4. The Philosophy of True Effectiveness
His words brought to mind the thinking of some of history’s greatest industrialists.
Henry Ford — the father of the modern assembly line — once said: “Being busy is not always real work. The question is not how busy you are, but what you are busy about.” Ford understood that if workers were frantically running back and forth across the factory floor, it meant his process was broken. True efficiency meant each person standing in one place, optimizing every small movement, so the product could flow on its own.
Then there’s Chung Ju-yung — the founder of Hyundai, and an icon of the Korean entrepreneurial spirit. He’s famous for his relentless drive, captured in his signature challenge: “Have you tried?” But beneath that push was a deep commitment to systems thinking. For him, busyness without improvement or breakthrough was simply a waste of life’s resources. An organization where everyone is perpetually overwhelmed is usually one without a real plan — where people substitute hard physical effort for the strategic thinking they never developed.
5. Designing a Life Worth Living
But the lesson from Chennai doesn’t stop at the factory gate. Looking at my own life honestly, I realized I had been faking busyness with myself for years.
We scroll social media for hours and call it “staying connected.” We show up to parties that bring us no joy and call it “networking.” We lie awake worrying about things that haven’t happened and call it “being responsible.” But the reality, as my Korean friend so plainly put it: we’re busy because we have no system for ourselves.
Without a clear life plan, we become permanently reactive — pulled in every direction by external noise. A spam notification. A request from someone else. A minor inconvenience on the road. Any of it can turn us into lifetime firefighters, running from one small blaze to the next, ending each day exhausted but no closer to anything that actually matters.

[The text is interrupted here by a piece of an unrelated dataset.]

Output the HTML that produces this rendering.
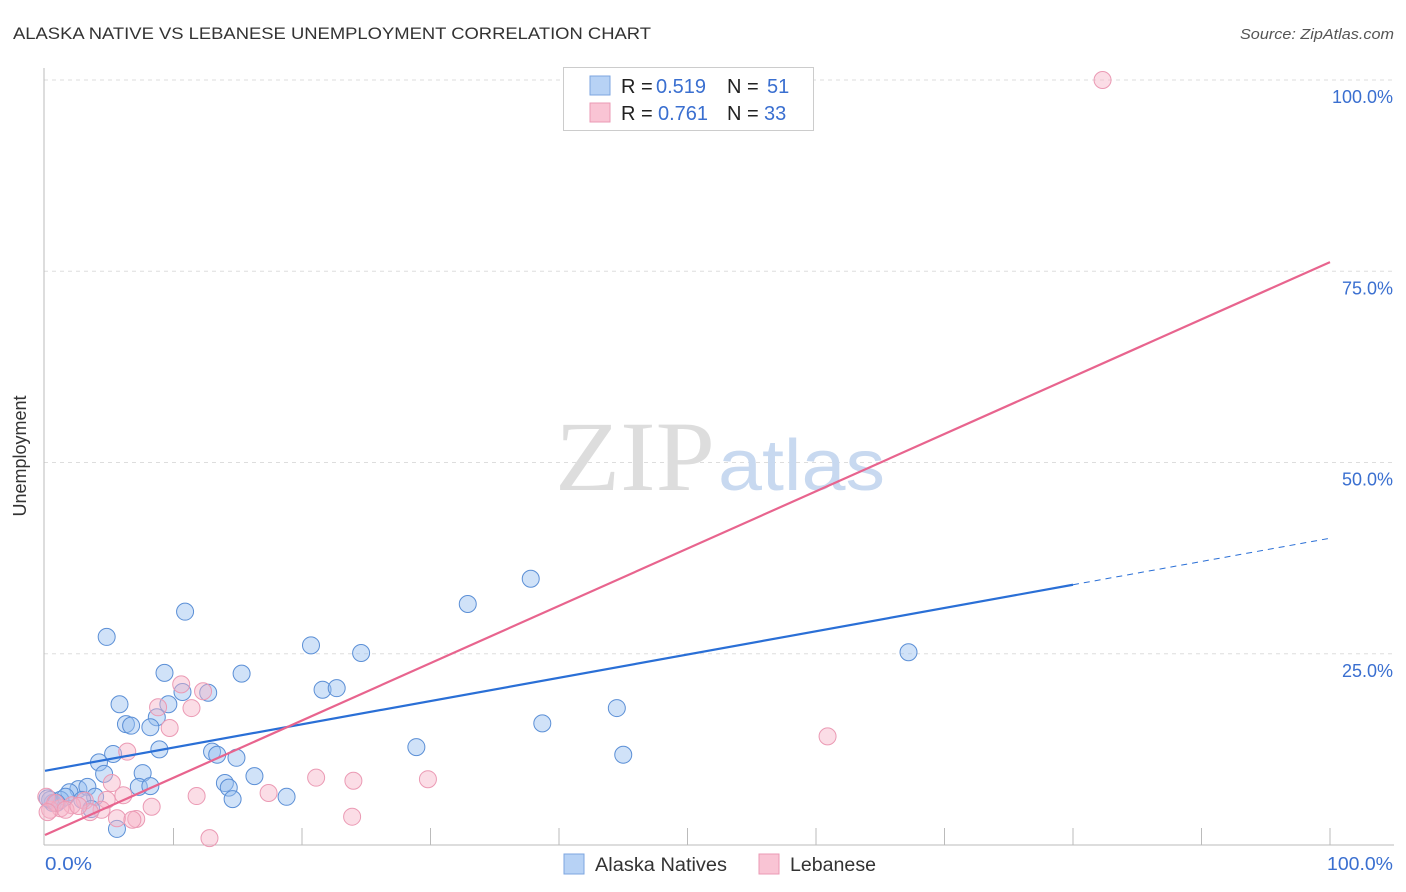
<!DOCTYPE html>
<html><head><meta charset="utf-8"><style>
body{margin:0;background:#fff;font-family:"Liberation Sans",sans-serif;}
svg{display:block}
</style></head><body>
<svg id="chart" width="1406" height="892" xmlns="http://www.w3.org/2000/svg">
<text x="13" y="39" font-size="17" fill="#333" textLength="638" lengthAdjust="spacingAndGlyphs">ALASKA NATIVE VS LEBANESE UNEMPLOYMENT CORRELATION CHART</text>
<text x="1240" y="39" font-size="15" fill="#555" font-style="italic" textLength="154" lengthAdjust="spacingAndGlyphs">Source: ZipAtlas.com</text>
<g id="grid"></g>
<text x="555" y="490" font-size="100" fill="#ddd" font-family="Liberation Serif,serif" textLength="160" lengthAdjust="spacingAndGlyphs">ZIP</text>
<text x="718" y="490" font-size="72" fill="#c8d9f0" textLength="167" lengthAdjust="spacingAndGlyphs">atlas</text>
<line x1="44" y1="68" x2="44" y2="845" stroke="#bbb"/>
<line x1="44" y1="845" x2="1394" y2="845" stroke="#bbb"/>
<g id="ticks"></g>
<text x="26" y="456" font-size="18" fill="#333" text-anchor="middle" transform="rotate(-90 26 456)">Unemployment</text>
<text x="45" y="870" font-size="18" fill="#3a6fd0" textLength="47" lengthAdjust="spacingAndGlyphs">0.0%</text>
<text x="1327" y="870" font-size="18" fill="#3a6fd0" textLength="66" lengthAdjust="spacingAndGlyphs">100.0%</text>
<g id="pts"></g>
<g id="lines"></g>
<g>
<rect x="563.5" y="67.5" width="250" height="63" fill="#fff" stroke="#ccc"/>
<rect x="590" y="76" width="20" height="19" fill="#b7d2f5" stroke="#7ca6e0"/>
<rect x="590" y="103" width="20" height="19" fill="#f9c4d4" stroke="#eb9ab4"/>
<text y="93" font-size="20" fill="#222"><tspan x="621">R =</tspan><tspan x="656" fill="#3a6fd0">0.519</tspan><tspan x="727">N =</tspan><tspan x="767" fill="#3a6fd0">51</tspan></text>
<text y="120" font-size="20" fill="#222"><tspan x="621">R =</tspan><tspan x="658" fill="#3a6fd0">0.761</tspan><tspan x="727">N =</tspan><tspan x="764" fill="#3a6fd0">33</tspan></text>
</g>
<g>
<rect x="564" y="854" width="20" height="20" fill="#b7d2f5" stroke="#7ca6e0"/>
<text x="595" y="871" font-size="19" fill="#333" textLength="132" lengthAdjust="spacingAndGlyphs">Alaska Natives</text>
<rect x="759" y="854" width="20" height="20" fill="#f9c4d4" stroke="#eb9ab4"/>
<text x="790" y="871" font-size="19" fill="#333" textLength="86" lengthAdjust="spacingAndGlyphs">Lebanese</text>
</g>
</svg>
<script>
const yTicks=[25,50,75,100];
const yTickLabels=["25.0%","50.0%","75.0%","100.0%"];
const xTicks=[10,20,30,40,50,60,70,80,90,100];
const blueX=[4.8,10.9,20.7,24.6,37.8,32.9,67.2,9.3,15.3,10.7,12.7,21.6,22.7,5.8,9.6,8.7,6.3,6.7,8.2,38.7,44.5,8.9,13.0,13.4,14.9,5.3,4.2,28.9,45.0,7.6,16.3,14.0,14.3,7.3,8.2,14.6,18.8,4.6,2.6,3.3,1.9,3.9,2.9,1.2,0.6,0.4,3.6,5.6,1.6,0.2,0.9];
const blueY=[27.2,30.5,26.1,25.1,34.8,31.5,25.2,22.5,22.4,20.0,19.9,20.3,20.5,18.4,18.4,16.7,15.8,15.6,15.4,15.9,17.9,12.5,12.2,11.8,11.4,11.9,10.8,12.8,11.8,9.4,9.0,8.1,7.5,7.6,7.7,6.0,6.3,9.3,7.3,7.6,6.9,6.3,5.9,5.9,5.5,5.9,4.7,2.1,6.3,6.1,5.5];
const pinkX=[82.3,60.9,10.6,12.3,8.8,11.4,9.7,6.4,5.2,21.1,24.0,29.8,17.4,11.8,6.1,8.3,4.8,3.1,2.1,1.2,0.4,0.1,0.8,4.4,3.5,5.6,7.1,6.8,23.9,12.8,1.6,2.6,0.2];
const pinkY=[100,14.2,21.0,20.1,18.0,17.9,15.3,12.2,8.1,8.8,8.4,8.6,6.8,6.4,6.5,5.0,5.9,5.8,5.2,4.8,4.6,6.3,5.5,4.6,4.3,3.5,3.4,3.3,3.7,0.9,4.6,5.1,4.3];
const blueLine=[9.7,40.1];
const blueSolidEnd=80;
const pinkLine=[1.3,76.2];
const NS="http://www.w3.org/2000/svg";
const xs=v=>45+v*12.85, ys=v=>845-v*7.65;
function mk(t,a,p){const e=document.createElementNS(NS,t);for(const k in a)e.setAttribute(k,a[k]);p.appendChild(e);return e;}
const grid=document.getElementById('grid');
yTicks.forEach((t,i)=>{
 const l=mk('line',{x1:44,x2:1394,y1:ys(t),y2:ys(t),stroke:'#ddd','stroke-dasharray':'4,4'},grid);
 
 
 const tx=mk('text',{x:1393,y:ys(t)+23,'font-size':18,fill:'#3a6fd0','text-anchor':'end'},grid);
 tx.textContent=yTickLabels[i];
 
 
});
const tk=document.getElementById('ticks');
xTicks.forEach(t=>{
 const l=mk('line',{x1:xs(t),x2:xs(t),y1:828,y2:845,stroke:'#bbb'},tk);
 
 
});
const pts=document.getElementById('pts');
blueX.forEach((x,i)=>{
 const c=mk('circle',{cx:xs(x),cy:ys(blueY[i]),r:8.5,fill:'rgba(150,190,240,0.45)',stroke:'#5b8fd6','stroke-width':1},pts);
 
 
});
pinkX.forEach((x,i)=>{
 const c=mk('circle',{cx:xs(x),cy:ys(pinkY[i]),r:8.5,fill:'rgba(246,180,200,0.45)',stroke:'#eb9ab4','stroke-width':1},pts);
 
 
});
const ln=document.getElementById('lines');
const bAt=v=>blueLine[0]+(blueLine[1]-blueLine[0])*v/100;
let l1=mk('line',{x1:xs(0),y1:ys(bAt(0)),x2:xs(blueSolidEnd),y2:ys(bAt(blueSolidEnd)),stroke:'#2a6fd6','stroke-width':2.2},ln);


let l2=mk('line',{x1:xs(blueSolidEnd),y1:ys(bAt(blueSolidEnd)),x2:xs(100),y2:ys(bAt(100)),stroke:'#2a6fd6','stroke-width':1,'stroke-dasharray':'6,5'},ln);


let l3=mk('line',{x1:xs(0),y1:ys(pinkLine[0]),x2:xs(100),y2:ys(pinkLine[1]),stroke:'#e8648e','stroke-width':2.2},ln);


</script>
</body></html>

Most of the busyness we carry around is unnecessary. If we’re honest enough to face that, and willing to plan our lives just a little more deliberately — we’d discover we have far more time than we think.
That reclaimed time isn’t meant for more pretending. It’s for the things that genuinely move us: miles run at dawn, a new song learned on the piano, or simply sitting still long enough to look inward.
The lesson from Chennai is this: Don’t let the noise of activity fool you into thinking you’re living with purpose. Stop performing. Take back control. And use the time you’ve freed to design a life that’s actually worth living.